The third expert strategy is to talk about the budget.
Talk numbers. One of the reasons that we don’t often get funding for large inclusive-design projects is that our leaders see the investment in time, people, and projects as being niche or narrow. So listen to the numbers, as you did in the first two strategies on scope and impact.
For scope, you were asking the question of your leaders, “what are the big problems you want to address?” In terms of impact, take the answer to that question and find data that show the trends or information that you can use to show how your solution can help to address those challenges.
Here, when you’re thinking about budget, is where you actually run the numbers, doing the information gathering and the application. Put together a project and start it up under your existing frameworks of people, time, and resources.
Then you can compare when you ran a particular course or interaction the way it’s always been run, versus running another in a more inclusively-designed way. Did you end up keeping more students? Did they earn better marks, stay with your institution, persist better, go on to go take more courses?

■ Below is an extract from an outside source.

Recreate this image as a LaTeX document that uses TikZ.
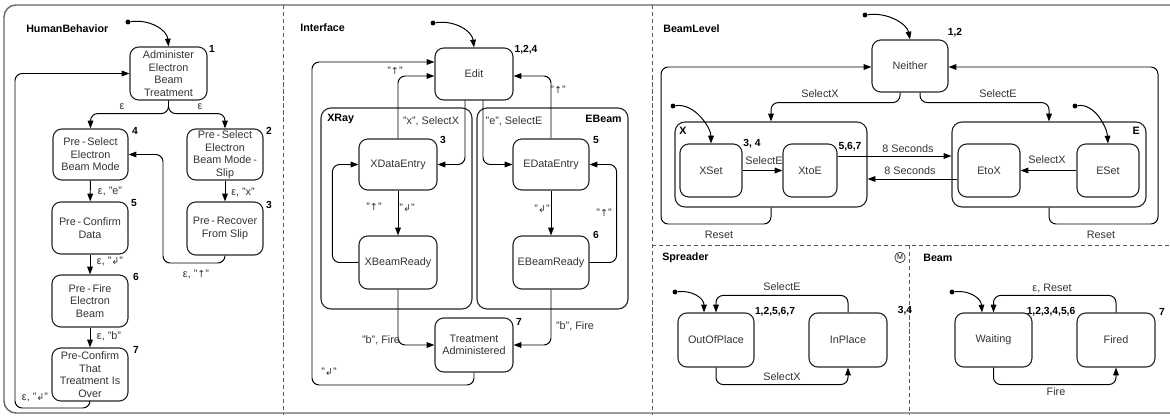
\documentclass[tikz,border=0pt]{standalone}
\usepackage{fontspec}
\setmainfont{Liberation Sans}
\newfontfamily\symfont{DejaVu Sans}
\usetikzlibrary{arrows.meta,calc}
\newcommand{\arrup}{{\symfont\fontsize{6.8}{7}\selectfont ↑}}
\newcommand{\arrret}{{\symfont\fontsize{6.8}{7}\selectfont ↲}}
\begin{document}
\begin{tikzpicture}[x=0.025cm, y=-0.025cm,
  font=\fontsize{7.7}{8.9}\selectfont,
  state/.style={draw=black!85, line width=0.8pt, rounded corners=0.22cm, align=center, inner sep=0pt, text=black!80},
  wh/.style 2 args={minimum width=#1*0.025cm, minimum height=#2*0.025cm},
  box/.style={draw=black!85, line width=0.8pt, rounded corners=0.25cm, inner sep=0pt},
  arr/.style={-{Triangle[length=5.5pt,width=4pt]}, line width=0.7pt, rounded corners=0.18cm},
  lbl/.style={inner sep=0pt, text=black!80},
  num/.style={inner sep=0pt, font=\fontsize{7.3}{8}\selectfont\bfseries},
  title/.style={inner sep=0pt, anchor=west, font=\fontsize{7.6}{9}\selectfont\bfseries},
  dot/.style={circle, fill, inner sep=0pt, minimum size=3.5pt},
  frame/.style={draw=black!60, line width=1pt},
  sep/.style={draw=black!65, line width=0.7pt, dash pattern=on 3pt off 2pt}]

\clip (0,0) rectangle (1170,415);

% outer frame and region separators
\draw[frame, rounded corners=0.3cm] (4,5) rectangle (1190,413);
\draw[sep] (283,5) -- (283,415);
\draw[sep] (652,5) -- (652,415);
\draw[sep] (652,245) -- (1170,245);
\draw[sep] (909,245) -- (909,415);

% ---------------- HumanBehavior ----------------
\node[title] (thb) at (26,29) {HumanBehavior};
\node[state, wh={77}{53}] (adm) at (168.5,73.5) {Administer\\Electron\\Beam\\Treatment};
\node[state, wh={75}{51}] (ps4) at (90.5,154.5) {Pre\,-\,Select\\Electron\\Beam Mode};
\node[state, wh={76}{51}] (ps2) at (225,154.5) {Pre\,-\,Select\\Electron\\Beam Mode\,-\\Slip};
\node[state, wh={76}{52}] (pcd) at (90,228) {Pre\,-\,Confirm\\Data};
\node[state, wh={76}{53}] (prs) at (225,228.5) {Pre\,-\,Recover\\From Slip};
\node[state, wh={76}{52}] (pfe) at (90,301) {Pre\,-\,Fire\\Electron\\Beam};
\node[state, wh={76}{53}] (pct) at (90,374.5) {Pre-Confirm\\That\\Treatment Is\\Over};

\node[num] (n1) at (212,49) {1};
\node[num] (n4) at (135,131) {4};
\node[num] (n2) at (269,131) {2};
\node[num] (n5) at (134,203) {5};
\node[num] (n3) at (269,205) {3};
\node[num] (n6) at (136,277) {6};
\node[num] (n7) at (136,350) {7};

\node[dot] (ihb) at (128,22) {};
\draw[arr] (ihb) .. controls (150,19) and (167,30) .. (adm.north);
\draw[arr] (adm.south) -- ++(0,13) -| (ps4.north);
\draw[arr] (adm.south) -- ++(0,13) -| (ps2.north);
\draw[arr] (ps4) -- (pcd);
\draw[arr] (ps2) -- (prs);
\draw[arr] (pcd) -- (pfe);
\draw[arr] (pfe) -- (pct);
\draw[arr] (prs.south) |- (163,263) |- (ps4.east);
\draw[arr] (pct.south) |- (15,408) |- (adm.west);

\node[lbl] (e1) at (122,107) {ε};
\node[lbl] (e2) at (200,107) {ε};
\node[lbl] (e3) at (110,191) {ε, "e"};
\node[lbl] (e4) at (243,192) {ε, "x"};
\node[lbl] (e5) at (110,261) {ε, "\arrret"};
\node[lbl] (e6) at (109,336) {ε, "b"};
\node[lbl] (e7) at (196,274) {ε, "\arrup"};
\node[lbl] (e8) at (35,397) {ε, "\arrret"};

% ---------------- Interface ----------------
\node[title] (tif) at (300,28) {Interface};
\node[box, wh={151}{201}] (xray) at (396.5,208.5) {};
\node[box, wh={151}{201}] (ebeam) at (552.5,208.5) {};
\node[title] (txr) at (327,119) {XRay};
\node[title, anchor=east] (teb) at (622,119) {EBeam};

\node[state, wh={78}{52}] (edit) at (474,74) {Edit};
\node[state, wh={78}{51}] (xde) at (398,164.5) {XDataEntry};
\node[state, wh={76}{51}] (ede) at (551,164.5) {EDataEntry};
\node[state, wh={78}{53}] (xbr) at (398,262.5) {XBeamReady};
\node[state, wh={76}{53}] (ebr) at (551,262.5) {EBeamReady};
\node[state, wh={78}{54}] (ta) at (474,345) {Treatment\\Administered};

\node[num] (m124) at (526,50) {1,2,4};
\node[num] (m3) at (443,140) {3};
\node[num] (m5) at (596,140) {5};
\node[num] (m6) at (596,235) {6};
\node[num] (m7) at (519,322) {7};

\node[dot] (iif) at (433,23) {};
\draw[arr] (iif) .. controls (455,20) and (472,31) .. (edit.north);
\draw[arr] (ta.south) |- (312,385) |- ($(edit.west)+(0,-12)$);
\draw[arr] (xde.north) |- ($(edit.west)+(0,2)$);
\draw[arr] (ede.north) |- ($(edit.east)+(0,2)$);
\draw[arr] ($(edit.south)+(-9,0)$) |- (xde.east);
\draw[arr] ($(edit.south)+(9,0)$) |- (ede.west);
\draw[arr] (xde) -- (xbr);
\draw[arr] (ede) -- (ebr);
\draw[arr] (xbr.west) -- ++(-26,0) |- (xde.west);
\draw[arr] (ebr.east) -- ++(27,0) |- (ede.east);
\draw[arr] (xbr.south) |- (ta.west);
\draw[arr] (ebr.south) |- (ta.east);

\node[lbl] (f1) at (395,71) {"\arrup"};
\node[lbl] (f2) at (431,121) {"x", SelectX};
\node[lbl] (f3) at (514,121) {"e", SelectE};
\node[lbl] (f4) at (558,90) {"\arrup"};
\node[lbl] (f5) at (374,207) {"\arrup"};
\node[lbl] (f6) at (407,208) {"\arrret"};
\node[lbl] (f7) at (542,209) {"\arrret"};
\node[lbl] (f8) at (604,213) {"\arrup"};
\node[lbl] (f9) at (381,340) {"b", Fire};
\node[lbl] (f10) at (575,326) {"b", Fire};
\node[lbl] (f11) at (329,372) {"\arrret"};

% ---------------- BeamLevel ----------------
\node[title] (tbl) at (663,29) {BeamLevel};
\node[box, wh={192}{85}] (xc) at (771,164.5) {};
\node[box, wh={194}{85}] (ec) at (1049,164.5) {};
\node[title] (txc) at (679,131) {X};
\node[title, anchor=east] (tec) at (1140,131) {E};

\node[state, wh={76}{52}] (nei) at (910,66) {Neither};
\node[state, wh={62}{53}] (xset) at (711,170.5) {XSet};
\node[state, wh={54}{53}] (xtoe) at (810,170.5) {XtoE};
\node[state, wh={62}{53}] (etox) at (989,170.5) {EtoX};
\node[state, wh={62}{53}] (eset) at (1108,170.5) {ESet};

\node[num] (b12) at (955,33) {1,2};
\node[num] (b34) at (752,144) {3, 4};
\node[num] (b567) at (850,147) {5,6,7};

\node[dot] (ibl) at (865,15) {};
\node[dot] (ix) at (673,106) {};
\node[dot] (ie) at (1075,106) {};
\draw[arr] (ibl) .. controls (888,12) and (907,24) .. (nei.north);
\draw[arr] (ix) .. controls (695,103) and (711,128) .. (xset.north);
\draw[arr] (ie) .. controls (1095,103) and (1107,128) .. (eset.north);
\draw[arr] ($(nei.south)+(-10,0)$) -- ++(0,10) -| (xc.north);
\draw[arr] ($(nei.south)+(10,0)$) -- ++(0,10) -| (ec.north);
\draw[arr] (xc.south) |- (661,224) |- ($(nei.west)+(0,1)$);
\draw[arr] (ec.south) |- (1158,224) |- ($(nei.east)+(0,1)$);
\draw[arr] (xset) -- (xtoe);
\draw[arr] (eset) -- (etox);
\coordinate (s1) at ($(xtoe.east)+(0,-14.5)$);
\coordinate (s2) at ($(etox.west)+(0,8.5)$);
\draw[arr] (s1) -- (s1 -| ec.west);
\draw[arr] (s2) -- (s2 -| xc.east);

\node[lbl] (g1) at (820,94) {SelectX};
\node[lbl] (g2) at (998,94) {SelectE};
\node[lbl] (g3) at (764,161) {SelectE};
\node[lbl] (g4) at (1047,160) {SelectX};
\node[lbl] (g5) at (908,149) {8 Seconds};
\node[lbl] (g6) at (910,171) {8 Seconds};
\node[lbl] (g7) at (719,235) {Reset};
\node[lbl] (g8) at (1101,235) {Reset};

% ---------------- Spreader ----------------
\node[title] (tsp) at (662,258) {Spreader};
\node[circle, draw=black!80, line width=0.5pt, inner sep=0pt, minimum size=0.26cm,
      font=\fontsize{5}{5}\selectfont] (mk) at (900,257.5) {M};
\node[state, wh={76}{54}] (oop) at (716,340) {OutOfPlace};
\node[state, wh={78}{54}] (inp) at (848,340) {InPlace};
\node[num] (c1) at (775,312) {1,2,5,6,7};
\node[num] (c2) at (905,311) {3,4};
\node[dot] (isp) at (675,292) {};
\draw[arr] (isp) .. controls (692,290) and (704,298) .. ($(oop.north)+(-12,0)$);
\draw[arr] (inp.north) -- ++(0,-17) -| (oop.north);
\draw[arr] (oop.south) -- ++(0,17) -| (inp.south);
\node[lbl] (h1) at (782,287) {SelectE};
\node[lbl] (h2) at (782,377) {SelectX};

% ---------------- Beam ----------------
\node[title] (tbm) at (923,258) {Beam};
\node[state, wh={77}{54}] (wt) at (993.5,340) {Waiting};
\node[state, wh={78}{54}] (fd) at (1116,340) {Fired};
\node[num] (d1) at (1051,312) {1,2,3,4,5,6};
\node[num] (d2) at (1162,312) {7};
\node[dot] (ibm) at (952,292) {};
\draw[arr] (ibm) .. controls (969,290) and (981,298) .. ($(wt.north)+(-11.5,0)$);
\draw[arr] (fd.north) -- ++(0,-17) -| (wt.north);
\draw[arr] (wt.south) -- ++(0,17) -| (fd.south);
\node[lbl] (k1) at (1052,288) {ε, Reset};
\node[lbl] (k2) at (1056,392) {Fire};
\end{tikzpicture}
\end{document}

Collect and analyze the data to show that you spent this many hours, which costs this much money in salary and benefits, and overall you saved this much money. This holds up, too. Back-of-the-envelope math is that compared to what it costs us in marketing, job efforts, and recruitment to find and bring in one new student, it costs us only a fifth of that to keep that student from one year to the next.
You can have productive conversations with your recruitment, marketing, and student-services teams, because they know how much your institution spends per person in all sorts of ways. And you can use those data to say that if you hadn’t given people options for engagement, representation, and action & expression, you’d end up spending that 5x to find replacement students rather than the 1x of a “maintenance cost.”
So, to recap, when you are advocating for lowering tech-access barriers, talk to your leaders in terms of scope, impact, and budget.